In the second episode, “Introduction to Teaching,” Winger begins his new academic career in appropriately half-assed and half-hearted Greendale fashion. Troy and Abed enroll in a Nicolas Cage Studies course. Annie antagonizes Winger for his lack of effort—it's business as usual, but without Chevy Chase. Pierce's absence is filled by a new character: criminology professor Buzz Hickey, played by Breaking Bad's Jonathan Banks, who becomes a mentor as Winger acclimates to his new role.

It's remarkable how large a footprint Chase's character Pierce plants on these first three episodes, given that he's no longer a series regular. The third episode, “Cooperative Polygraphy,” pivots on Pierce, with his open displays of racism, gender bias, white-guy entitlement, old-guy befuddlement and bad-guy conniving—all despite the fact that Chase never appears on camera. That's a real testament to Harmon's abiding loyalty to his characters and the sharpness of the writing staff.
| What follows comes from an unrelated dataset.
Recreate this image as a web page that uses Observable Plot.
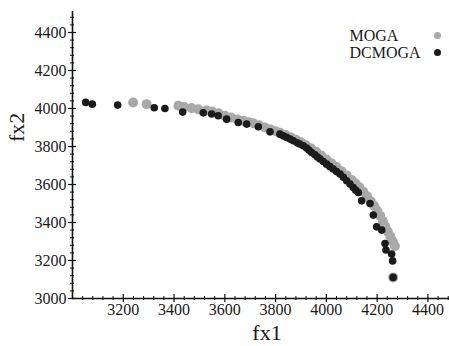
<!DOCTYPE html>
<html>
<head>
<meta charset="utf-8">
<script src="https://cdn.jsdelivr.net/npm/d3@7"></script>
<script src="https://cdn.jsdelivr.net/npm/@observablehq/plot@0.6"></script>
<style>
  html, body { margin: 0; padding: 0; background: #fff; }
  svg { display: block; }
</style>
</head>
<body>
<div id="chart"></div>
<script>
// Series names (legend)
const seriesNames = ["MOGA", "DCMOGA"];
const seriesColors = ["#a9a9a9", "#1b1b1b"];

// MOGA points
const mogaFx1 = [3239,3292,3417,3440,3469,3495,3528,3550,3575,3600,3625,3650,3673,3695,3712,3735,3758,3780,3800,3817,3840,3860,3880,3900,3920,3940,3960,3980,4000,4020,4040,4060,4080,4100,4115,4130,4145,4160,4175,4188,4200,4212,4222,4232,4242,4252,4262,4270,4263];
const mogaFx2 = [4032,4023,4015,4008,4002,3996,3990,3984,3975,3962,3952,3942,3935,3928,3922,3912,3900,3890,3880,3872,3860,3848,3835,3822,3806,3790,3772,3752,3732,3712,3692,3670,3648,3624,3605,3585,3562,3538,3512,3488,3462,3435,3408,3380,3352,3326,3300,3276,3111];

// DCMOGA points
const dcFx1 = [3052,3078,3178,3322,3364,3434,3515,3548,3574,3607,3653,3686,3732,3778,3817,3830,3843,3857,3870,3885,3895,3909,3922,3932,3942,3955,3965,3975,3988,4001,4014,4027,4040,4054,4067,4080,4093,4106,4116,4126,4139,4172,4185,4198,4218,4231,4235,4257,4261,4263];
const dcFx2 = [4032,4023,4018,4004,4000,3981,3977,3971,3962,3944,3926,3918,3904,3877,3865,3856,3848,3839,3830,3820,3813,3804,3792,3780,3768,3756,3745,3734,3721,3707,3694,3681,3668,3655,3638,3620,3602,3584,3570,3558,3514,3500,3439,3377,3360,3289,3255,3234,3198,3111];

// Axis ticks
const xMajor = [3200, 3400, 3600, 3800, 4000, 4200, 4400];
const yMajor = [3000, 3200, 3400, 3600, 3800, 4000, 4200, 4400];
const xMinor = d3.range(3040, 4481, 40).filter(v => v % 200 !== 0);
const yMinor = d3.range(3040, 4481, 40).filter(v => v % 200 !== 0);
const xLabel = "fx1";
const yLabel = "fx2";

const moga = mogaFx1.map((x, i) => ({x, y: mogaFx2[i]}));
const dc = dcFx1.map((x, i) => ({x, y: dcFx2[i]}));

const font = "'Liberation Serif', 'DejaVu Serif', serif";

const legendMarks = seriesNames.flatMap((name, i) => [
  Plot.text([name], {text: d => d, frameAnchor: "top-left", lineAnchor: "middle", dx: 277, dy: 22 + i * 17,
    textAnchor: "start", fontSize: 16, fill: "#1a1a1a", fontFamily: font}),
  Plot.dot([name], {frameAnchor: "top-left", dx: 365, dy: 22 + i * 17, r: 3.5,
    fill: seriesColors[i], stroke: "none"})
]);

const chart = Plot.plot({
  width: 449,
  height: 346,
  marginLeft: 72,
  marginRight: 0,
  marginTop: 13,
  marginBottom: 48,
  style: {fontFamily: font, background: "#fff", color: "#1a1a1a"},
  x: {domain: [3000, 4485]},
  y: {domain: [3000, 4500]},
  marks: [
    Plot.axisX({ticks: xMajor, tickFormat: d => String(d), tickSize: 0, tickPadding: 5, fontSize: 16, label: null, fill: "#1a1a1a"}),
    Plot.axisY({ticks: yMajor, tickFormat: d => String(d), tickSize: 0, tickPadding: 6, fontSize: 16, label: null, fill: "#1a1a1a"}),
    // axis lines
    Plot.ruleX([3000], {stroke: "#111", strokeWidth: 1.6, insetTop: -2}),
    Plot.ruleY([3000], {stroke: "#111", strokeWidth: 1.6}),
    // major ticks (crossing)
    Plot.ruleX(xMajor, {x: d => d, y1: 3000, y2: 3000, insetTop: -4, insetBottom: -4, stroke: "#111", strokeWidth: 1.2}),
    Plot.ruleY(yMajor, {y: d => d, x1: 3000, x2: 3000, insetLeft: -4, insetRight: -4, stroke: "#111", strokeWidth: 1.2}),
    // minor ticks
    Plot.ruleX(xMinor, {x: d => d, y1: 3000, y2: 3000, insetTop: -2, insetBottom: -2, stroke: "#111", strokeWidth: 1}),
    Plot.ruleY(yMinor, {y: d => d, x1: 3000, x2: 3000, insetLeft: -2, insetRight: -2, stroke: "#111", strokeWidth: 1}),
    // data
    Plot.dot(moga, {x: "x", y: "y", r: 5, fill: seriesColors[0], stroke: "none"}),
    Plot.dot(dc, {x: "x", y: "y", r: 3.8, fill: seriesColors[1], stroke: "none"}),
    // axis titles
    Plot.text([xLabel], {text: d => d, frameAnchor: "bottom", lineAnchor: "middle", dx: 6, dy: 34, fontSize: 22, fill: "#1a1a1a", fontFamily: font}),
    Plot.text([yLabel], {text: d => d, frameAnchor: "left", lineAnchor: "middle", dx: -56, dy: -14, rotate: -90, fontSize: 22, fill: "#1a1a1a", fontFamily: font}),
    ...legendMarks
  ]
});
document.getElementById("chart").appendChild(chart);
</script>
</body>
</html>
This might be some tiny consolation to fans of Donald Glover, who's leaving the show to focus on his recording career as Childish Gambino and launching a new series he's created called Atlanta on FX. “Cooperative Polygraphy” plants the seeds for Troy's imminent departure—Glover only signed to appear in five episodes. Harmon has sheepishly admitted that Glover is his favorite actor of the show's ensemble; in the idiom of the mythic story cycle he loves, maybe losing Glover is the high price Harmon has to pay for the triumph of getting his show back.

On his podcast, Harmontown, Harmon has said that he never visits the set during production because he's too busy in the writers' room and the editing bay. He approaches television as a writer first, and he's said that the show's characters are all projected aspects of his own personality. Harmon's own virtues as an artist aside, it's hardly surprising that he's better at writing for these people than anyone else.